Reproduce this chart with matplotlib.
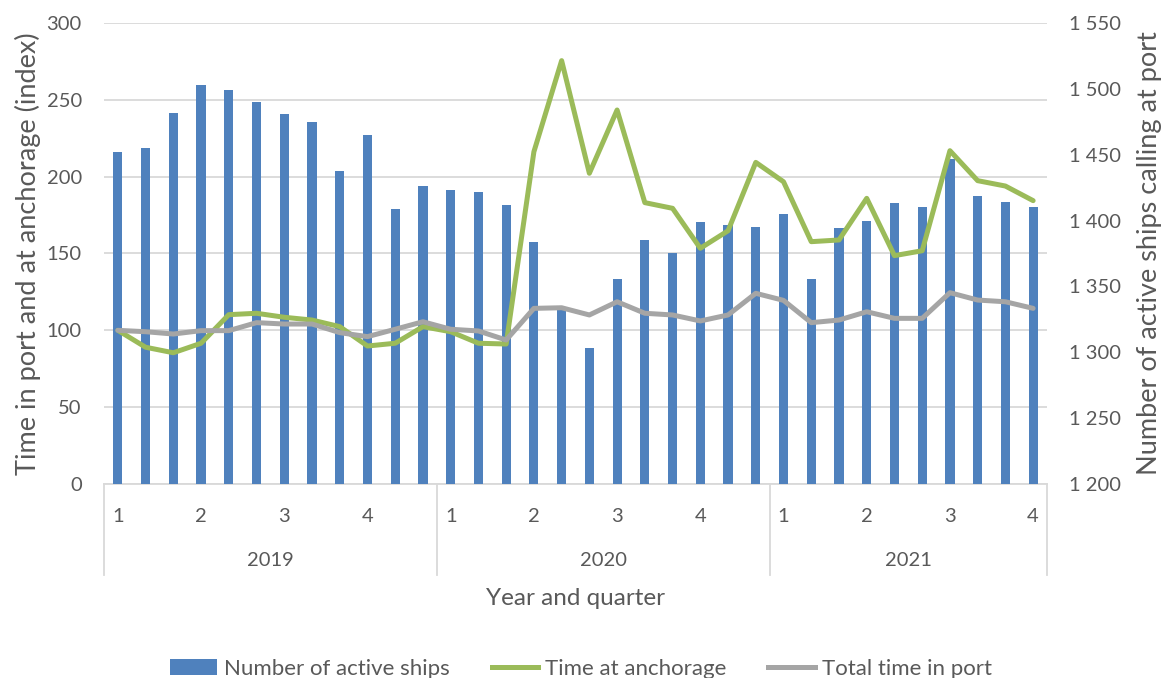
* * *
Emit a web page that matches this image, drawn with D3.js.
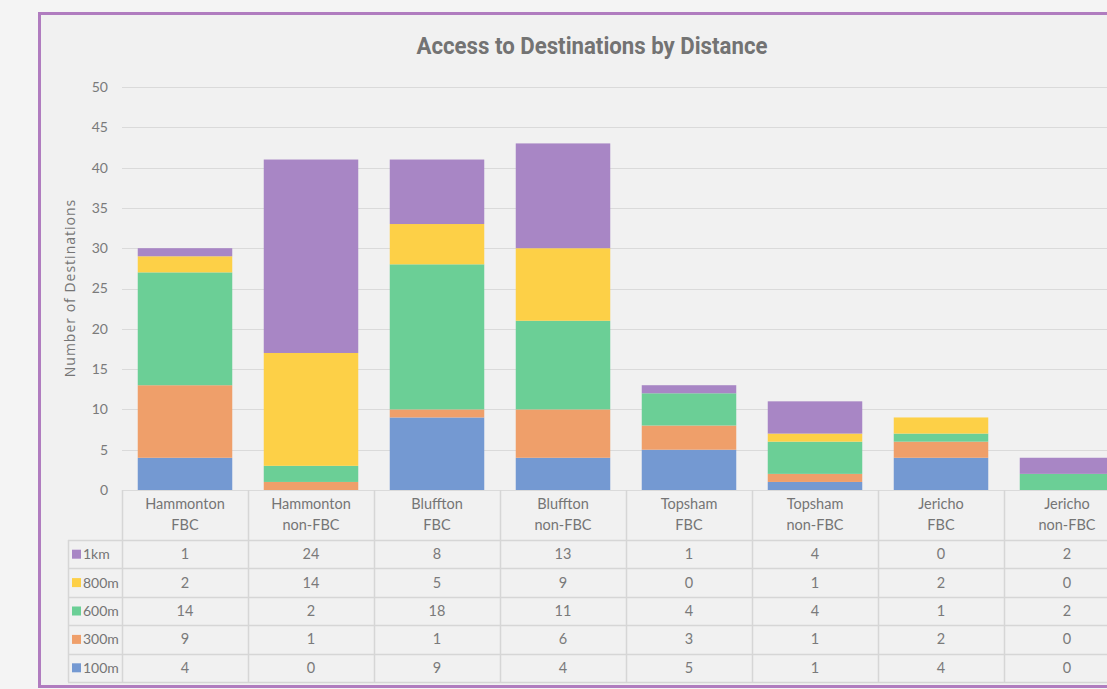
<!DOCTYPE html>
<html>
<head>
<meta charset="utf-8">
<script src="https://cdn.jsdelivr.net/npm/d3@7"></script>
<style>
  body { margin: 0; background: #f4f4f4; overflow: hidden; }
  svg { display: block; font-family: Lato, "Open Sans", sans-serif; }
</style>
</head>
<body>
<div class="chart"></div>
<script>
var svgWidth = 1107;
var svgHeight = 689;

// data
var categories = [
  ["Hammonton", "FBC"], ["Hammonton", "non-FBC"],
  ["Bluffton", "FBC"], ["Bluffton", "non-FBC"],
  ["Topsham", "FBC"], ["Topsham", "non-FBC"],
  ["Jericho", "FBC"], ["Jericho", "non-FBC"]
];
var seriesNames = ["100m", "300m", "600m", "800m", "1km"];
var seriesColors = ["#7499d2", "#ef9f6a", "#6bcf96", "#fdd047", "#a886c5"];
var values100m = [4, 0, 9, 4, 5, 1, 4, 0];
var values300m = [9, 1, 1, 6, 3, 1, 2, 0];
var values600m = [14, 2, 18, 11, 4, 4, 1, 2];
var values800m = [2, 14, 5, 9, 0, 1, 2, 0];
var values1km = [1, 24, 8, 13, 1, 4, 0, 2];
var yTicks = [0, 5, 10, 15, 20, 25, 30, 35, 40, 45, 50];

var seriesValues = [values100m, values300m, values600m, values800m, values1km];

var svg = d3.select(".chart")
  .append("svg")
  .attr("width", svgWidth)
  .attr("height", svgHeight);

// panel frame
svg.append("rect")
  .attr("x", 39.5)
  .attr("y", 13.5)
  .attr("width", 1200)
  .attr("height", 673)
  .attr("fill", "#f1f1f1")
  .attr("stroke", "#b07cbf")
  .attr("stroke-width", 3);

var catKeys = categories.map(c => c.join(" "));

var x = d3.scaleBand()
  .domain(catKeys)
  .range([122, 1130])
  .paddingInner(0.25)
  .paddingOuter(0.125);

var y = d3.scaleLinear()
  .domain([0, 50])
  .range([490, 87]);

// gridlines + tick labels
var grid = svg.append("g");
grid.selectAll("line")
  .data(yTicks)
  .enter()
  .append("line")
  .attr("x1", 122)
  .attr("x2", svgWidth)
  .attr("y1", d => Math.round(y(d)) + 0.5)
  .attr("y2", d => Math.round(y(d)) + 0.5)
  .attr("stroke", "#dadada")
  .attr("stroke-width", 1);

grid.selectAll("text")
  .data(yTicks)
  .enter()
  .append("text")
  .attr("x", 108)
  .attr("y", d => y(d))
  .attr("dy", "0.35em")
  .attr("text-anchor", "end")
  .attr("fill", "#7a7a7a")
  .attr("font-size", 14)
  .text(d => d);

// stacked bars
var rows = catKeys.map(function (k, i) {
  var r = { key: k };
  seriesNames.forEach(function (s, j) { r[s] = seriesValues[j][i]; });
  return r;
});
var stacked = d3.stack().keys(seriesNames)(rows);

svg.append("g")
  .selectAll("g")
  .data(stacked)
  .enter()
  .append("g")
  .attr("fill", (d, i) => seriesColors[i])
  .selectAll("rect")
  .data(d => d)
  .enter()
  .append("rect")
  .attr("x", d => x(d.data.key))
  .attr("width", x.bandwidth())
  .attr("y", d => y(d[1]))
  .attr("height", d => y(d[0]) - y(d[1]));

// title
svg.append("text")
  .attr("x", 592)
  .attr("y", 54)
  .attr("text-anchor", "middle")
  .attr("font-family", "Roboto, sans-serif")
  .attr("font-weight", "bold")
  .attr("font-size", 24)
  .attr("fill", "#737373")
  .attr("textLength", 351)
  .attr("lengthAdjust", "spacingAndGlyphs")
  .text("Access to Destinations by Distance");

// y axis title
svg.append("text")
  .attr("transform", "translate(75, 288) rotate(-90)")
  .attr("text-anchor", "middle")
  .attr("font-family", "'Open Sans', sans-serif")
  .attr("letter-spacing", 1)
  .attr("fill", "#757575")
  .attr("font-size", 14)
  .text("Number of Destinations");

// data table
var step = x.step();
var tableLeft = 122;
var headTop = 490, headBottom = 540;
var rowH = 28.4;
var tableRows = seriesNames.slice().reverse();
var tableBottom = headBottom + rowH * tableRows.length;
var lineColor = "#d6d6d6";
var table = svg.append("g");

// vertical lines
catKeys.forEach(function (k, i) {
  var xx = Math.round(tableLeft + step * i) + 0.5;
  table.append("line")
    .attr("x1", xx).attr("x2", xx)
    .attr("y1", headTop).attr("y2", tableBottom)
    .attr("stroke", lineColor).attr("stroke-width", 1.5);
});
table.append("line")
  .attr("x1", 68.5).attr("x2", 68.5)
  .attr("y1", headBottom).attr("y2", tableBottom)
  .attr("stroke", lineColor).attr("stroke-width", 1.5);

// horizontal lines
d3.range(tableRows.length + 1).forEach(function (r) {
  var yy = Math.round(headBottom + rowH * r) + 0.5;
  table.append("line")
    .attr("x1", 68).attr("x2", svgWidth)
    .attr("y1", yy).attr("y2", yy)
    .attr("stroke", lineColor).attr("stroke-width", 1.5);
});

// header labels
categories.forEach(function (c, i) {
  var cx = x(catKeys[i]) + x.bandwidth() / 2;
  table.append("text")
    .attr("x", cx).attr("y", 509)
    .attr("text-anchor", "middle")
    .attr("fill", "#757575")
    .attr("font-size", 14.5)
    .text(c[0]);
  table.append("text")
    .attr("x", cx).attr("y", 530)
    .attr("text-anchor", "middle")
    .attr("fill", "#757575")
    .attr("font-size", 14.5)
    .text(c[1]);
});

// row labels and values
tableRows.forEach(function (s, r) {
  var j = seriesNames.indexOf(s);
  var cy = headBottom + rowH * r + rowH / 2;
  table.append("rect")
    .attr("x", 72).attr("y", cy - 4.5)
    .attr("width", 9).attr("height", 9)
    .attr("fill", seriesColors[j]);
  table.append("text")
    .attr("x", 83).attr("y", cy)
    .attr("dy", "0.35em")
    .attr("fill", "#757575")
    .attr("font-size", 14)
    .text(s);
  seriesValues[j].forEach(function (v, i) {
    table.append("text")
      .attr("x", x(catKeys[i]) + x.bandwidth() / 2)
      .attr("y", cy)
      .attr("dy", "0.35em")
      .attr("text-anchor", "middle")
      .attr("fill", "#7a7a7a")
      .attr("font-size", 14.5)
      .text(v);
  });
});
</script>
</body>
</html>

**Task details**
From the line containing "Emit a web page" through the line containing "values600m, values800m, values1km];", copy every line above exactly, without pictures.

**Reply**
Emit a web page that matches this image, drawn with D3.js.
<!DOCTYPE html>
<html>
<head>
<meta charset="utf-8">
<script src="https://cdn.jsdelivr.net/npm/d3@7"></script>
<style>
  body { margin: 0; background: #f4f4f4; overflow: hidden; }
  svg { display: block; font-family: Lato, "Open Sans", sans-serif; }
</style>
</head>
<body>
<div class="chart"></div>
<script>
var svgWidth = 1107;
var svgHeight = 689;

// data
var categories = [
  ["Hammonton", "FBC"], ["Hammonton", "non-FBC"],
  ["Bluffton", "FBC"], ["Bluffton", "non-FBC"],
  ["Topsham", "FBC"], ["Topsham", "non-FBC"],
  ["Jericho", "FBC"], ["Jericho", "non-FBC"]
];
var seriesNames = ["100m", "300m", "600m", "800m", "1km"];
var seriesColors = ["#7499d2", "#ef9f6a", "#6bcf96", "#fdd047", "#a886c5"];
var values100m = [4, 0, 9, 4, 5, 1, 4, 0];
var values300m = [9, 1, 1, 6, 3, 1, 2, 0];
var values600m = [14, 2, 18, 11, 4, 4, 1, 2];
var values800m = [2, 14, 5, 9, 0, 1, 2, 0];
var values1km = [1, 24, 8, 13, 1, 4, 0, 2];
var yTicks = [0, 5, 10, 15, 20, 25, 30, 35, 40, 45, 50];

var seriesValues = [values100m, values300m, values600m, values800m, values1km];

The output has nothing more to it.